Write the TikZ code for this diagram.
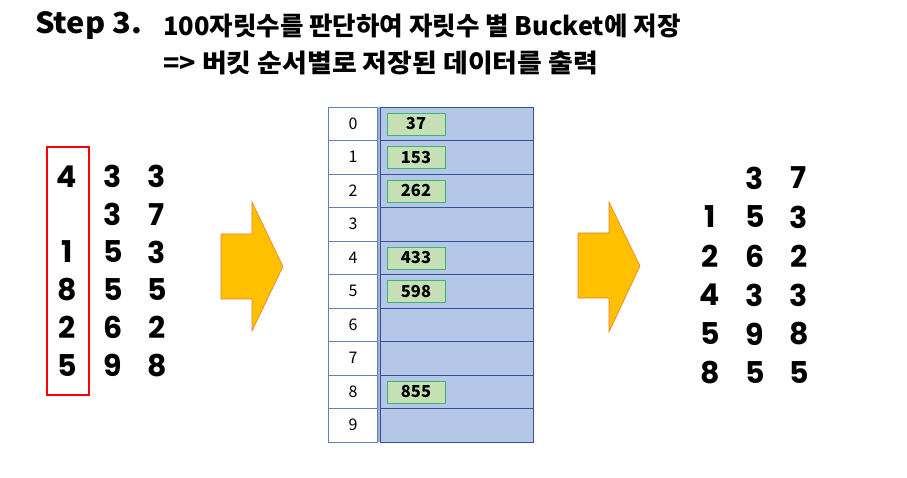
\documentclass[tikz,border=0pt]{standalone}
\usepackage{fontspec}
\setmainfont{Noto Sans CJK KR}
\newfontfamily\numfont{Poppins}
\usetikzlibrary{positioning}
\definecolor{bktblue}{HTML}{B4C7E7}
\definecolor{gridblue}{HTML}{2F5597}
\definecolor{cellgreen}{HTML}{C5E0B4}
\definecolor{edgegreen}{HTML}{3CB371}
\definecolor{arrowgold}{HTML}{FFC000}
\definecolor{arrowedge}{HTML}{ED7D31}
\definecolor{markred}{HTML}{FF0000}

\begin{document}
\begin{tikzpicture}[x=1pt, y=-1pt,
    digit/.style={font=\numfont\bfseries\fontsize{30}{30}\selectfont, inner sep=0pt},
    idxcell/.style={draw=gridblue!75, fill=white, minimum width=49pt, minimum height=33.5pt, inner sep=0pt, font=\fontsize{16}{16}\selectfont},
    bucket/.style={draw=gridblue, fill=bktblue, minimum width=153pt, minimum height=33.5pt, inner sep=0pt},
    item/.style={draw=edgegreen, fill=cellgreen, minimum width=58pt, minimum height=22pt, inner sep=0pt, font=\bfseries\fontsize{16.5}{16.5}\selectfont},
    blockarr/.style={fill=arrowgold, draw=arrowedge, line width=0.6pt, line join=miter},
    title/.style={anchor=base west, inner sep=0pt, font=\bfseries\fontsize{#1}{#1}\selectfont}
  ]
    \useasboundingbox (0,0) rectangle (907,478);
    % heading
    \node[title=29, xscale=1.06] (step) at (35,34) {Step 3.};
    \node[title=25.5] (line1) at (163,36) {100자릿수를 판단하여 자릿수 별 Bucket에 저장};
    \node[title=25.5, xscale=1.055] (line2) at (163,73) {=> 버킷 순서별로 저장된 데이터를 출력};

    % input numbers
    \foreach \a/\b/\c [count=\r] in {4/3/3, /3/7, 1/5/3, 8/5/5, 2/6/2, 5/9/8} {
      \node[digit] (in\r a) at (67,138.5+37.8*\r) {\a};
      \node[digit] (in\r b) at (113,138.5+37.8*\r) {\b};
      \node[digit] (in\r c) at (157,138.5+37.8*\r) {\c};
    }
    \node[draw=markred, line width=1.8pt, minimum width=42pt, minimum height=248pt, inner sep=0pt] (hundreds) at (68,271) {};

    \draw[blockarr] (221,234) -- (252,234) -- (252,202) -- (283,266.5) -- (252,331) -- (252,299) -- (221,299) -- cycle;

    % buckets
    \fill[gridblue!45] (377.5,107) rectangle (380.5,442);
    \foreach \i in {0,...,9} {
      \node[idxcell] (idx\i) at (353,123.75+33.5*\i) {\i};
      \node[bucket] (bkt\i) at (456.5,123.75+33.5*\i) {};
    }
    \node[item, right=7pt of bkt0.west, anchor=west] (v37) {37};
    \node[item, right=7pt of bkt1.west, anchor=west] (v153) {153};
    \node[item, right=7pt of bkt2.west, anchor=west] (v262) {262};
    \node[item, right=7pt of bkt4.west, anchor=west] (v433) {433};
    \node[item, right=7pt of bkt5.west, anchor=west] (v598) {598};
    \node[item, right=7pt of bkt8.west, anchor=west] (v855) {855};

    \draw[blockarr] (578,233) -- (609,233) -- (609,202) -- (640,266) -- (609,332) -- (609,298) -- (578,298) -- cycle;

    % output numbers
    \foreach \a/\b/\c [count=\r] in { /3/7, 1/5/3, 2/6/2, 4/3/3, 5/9/8, 8/5/5} {
      \node[digit] (out\r a) at (710,139+39*\r) {\a};
      \node[digit] (out\r b) at (755,139+39*\r) {\b};
      \node[digit] (out\r c) at (799,139+39*\r) {\c};
    }
\end{tikzpicture}
\end{document}
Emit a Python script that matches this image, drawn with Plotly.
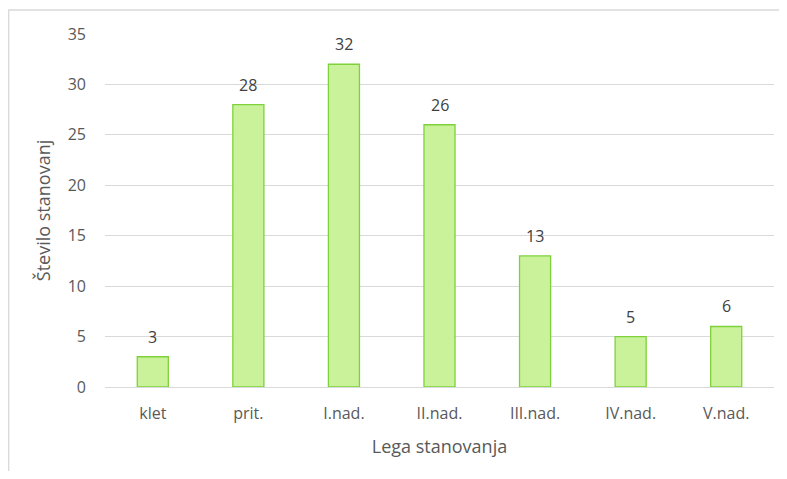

- WHAT YOU WILL DO: Copy the records exactly as they appear, excluding images.

- RESULT FOR THIS TASK:
Write the TikZ code for this diagram.
\documentclass[tikz,border=0pt]{standalone}
\usepackage{fontspec}
\setmainfont{Noto Sans CJK KR}
\newfontfamily\numfont{Poppins}
\usetikzlibrary{positioning}
\definecolor{bktblue}{HTML}{B4C7E7}
\definecolor{gridblue}{HTML}{2F5597}
\definecolor{cellgreen}{HTML}{C5E0B4}
\definecolor{edgegreen}{HTML}{3CB371}
\definecolor{arrowgold}{HTML}{FFC000}
\definecolor{arrowedge}{HTML}{ED7D31}
\definecolor{markred}{HTML}{FF0000}

\begin{document}
\begin{tikzpicture}[x=1pt, y=-1pt,
    digit/.style={font=\numfont\bfseries\fontsize{30}{30}\selectfont, inner sep=0pt},
    idxcell/.style={draw=gridblue!75, fill=white, minimum width=49pt, minimum height=33.5pt, inner sep=0pt, font=\fontsize{16}{16}\selectfont},
    bucket/.style={draw=gridblue, fill=bktblue, minimum width=153pt, minimum height=33.5pt, inner sep=0pt},
    item/.style={draw=edgegreen, fill=cellgreen, minimum width=58pt, minimum height=22pt, inner sep=0pt, font=\bfseries\fontsize{16.5}{16.5}\selectfont},
    blockarr/.style={fill=arrowgold, draw=arrowedge, line width=0.6pt, line join=miter},
    title/.style={anchor=base west, inner sep=0pt, font=\bfseries\fontsize{#1}{#1}\selectfont}
  ]
    \useasboundingbox (0,0) rectangle (907,478);
    % heading
    \node[title=29, xscale=1.06] (step) at (35,34) {Step 3.};
    \node[title=25.5] (line1) at (163,36) {100자릿수를 판단하여 자릿수 별 Bucket에 저장};
    \node[title=25.5, xscale=1.055] (line2) at (163,73) {=> 버킷 순서별로 저장된 데이터를 출력};

    % input numbers
    \foreach \a/\b/\c [count=\r] in {4/3/3, /3/7, 1/5/3, 8/5/5, 2/6/2, 5/9/8} {
      \node[digit] (in\r a) at (67,138.5+37.8*\r) {\a};
      \node[digit] (in\r b) at (113,138.5+37.8*\r) {\b};
      \node[digit] (in\r c) at (157,138.5+37.8*\r) {\c};
    }
    \node[draw=markred, line width=1.8pt, minimum width=42pt, minimum height=248pt, inner sep=0pt] (hundreds) at (68,271) {};

    \draw[blockarr] (221,234) -- (252,234) -- (252,202) -- (283,266.5) -- (252,331) -- (252,299) -- (221,299) -- cycle;

    % buckets
    \fill[gridblue!45] (377.5,107) rectangle (380.5,442);
    \foreach \i in {0,...,9} {
      \node[idxcell] (idx\i) at (353,123.75+33.5*\i) {\i};
      \node[bucket] (bkt\i) at (456.5,123.75+33.5*\i) {};
    }
    \node[item, right=7pt of bkt0.west, anchor=west] (v37) {37};
    \node[item, right=7pt of bkt1.west, anchor=west] (v153) {153};
    \node[item, right=7pt of bkt2.west, anchor=west] (v262) {262};
    \node[item, right=7pt of bkt4.west, anchor=west] (v433) {433};
    \node[item, right=7pt of bkt5.west, anchor=west] (v598) {598};
    \node[item, right=7pt of bkt8.west, anchor=west] (v855) {855};

    \draw[blockarr] (578,233) -- (609,233) -- (609,202) -- (640,266) -- (609,332) -- (609,298) -- (578,298) -- cycle;

    % output numbers
    \foreach \a/\b/\c [count=\r] in { /3/7, 1/5/3, 2/6/2, 4/3/3, 5/9/8, 8/5/5} {
      \node[digit] (out\r a) at (710,139+39*\r) {\a};
      \node[digit] (out\r b) at (755,139+39*\r) {\b};
      \node[digit] (out\r c) at (799,139+39*\r) {\c};
    }
\end{tikzpicture}
\end{document}
Emit a Python script that matches this image, drawn with Plotly.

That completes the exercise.